Some 39 percent of Czech families lost child benefits as of January due to public finance reforms that took effect at the beginning of January, according to statistics revealed by the Labour and Social Affairs Ministry on Friday. According to the numbers, some 1.5 million families who received child benefits up until the end of 2007, more than 580 thousand lost the possibility. Of some 200 thousand families previously entitled to social benefits, more than 20 thousand lost the right as of January 1. Labour Ministry spokesman Jiří Sezemský has stressed, despite the changes, that a majority of Czech families will not lose out, as taxes have been lowered. But union organisations have largely argued the opposite, saying peoples’ financial situations will worsen. They contend that families with children, as well as pensioners, will be the hardest hit.
The country’s largest opposition party, the Social Democrats, originally wanted to back Constitutional Court chairman and former justice minister Pavel Rychetský for president, Czech daily Lidové noviny has reported. A party insider told the newspaper that Mr Rychetský was to have been the party’s trump card in the upcoming race. The Social Democrats, under party leader Jiří Paroubek, opted to back Czech-American economist Jan Švejnar instead. Mr Švejnar has also backed by the Greens. That decision garnered criticism from former party leader - and former prime minister - Miloš Zeman this week. He criticised the party for backing the economist as opposed to fielding their own candidate. Mr Švejnar is generally viewed as being more on the political right than leftist parties might traditionally support.
Police in west Bohemia have suggested that a march banned by officials which neo-Nazis had planned to hold in the city of Plzeň on Saturday may be moved to Prague. Police representatives revealed on Friday that some 700 extremists – including radicals from abroad – may still try and meet in the capital’s Palacký square. The square is the city’s version of speaker’s corner in London’s Hyde Park, where demonstrators can meet without permission from the authorities. Police have reacted by saying the number of patrols on the street will be increased in Prague on Saturday, while in west Bohemia officials are also preparing extensive measures: as many as 1,000 officers will be at the ready to break up any demonstration by right-wing radicals.
In NHL ice hockey action on Thursday Czech goalie Dominik Hašek cam through the winner in a match between his Detroit Red Wings and the Vancouver Canucks. During the game, Hašek turned away 26 shots, while his counterpart for the Canucks, Roberto Luongo stopped 47. With the game tied 2:2 and no goals in OT, the game went to a penalty shootout, which was won by Detroit. The Red Wings continue to top the National League.

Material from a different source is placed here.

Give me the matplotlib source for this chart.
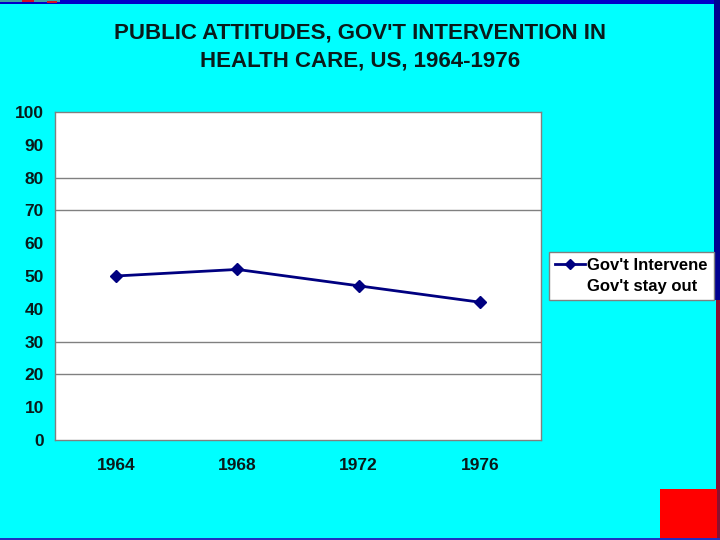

The Senate approved a proposal to outlaw aggressive and misleading sales tactics on Thursday, which now awaits the president’s signature to become law. The consumer protection bill calls for the outlawing of sales techniques which unfairly force the consumer into purchase. At threat from the bill are so-called ‘advertised excursions’ which are particularly targeted at the elderly. Advertised excursions involve travel to a factory or shop where different products are then pushed. The law also bans salespeople from charging for products or services that the customer did not ask for. Consumer watchdogs have praised the proposals, which are expected to become law in the very near future.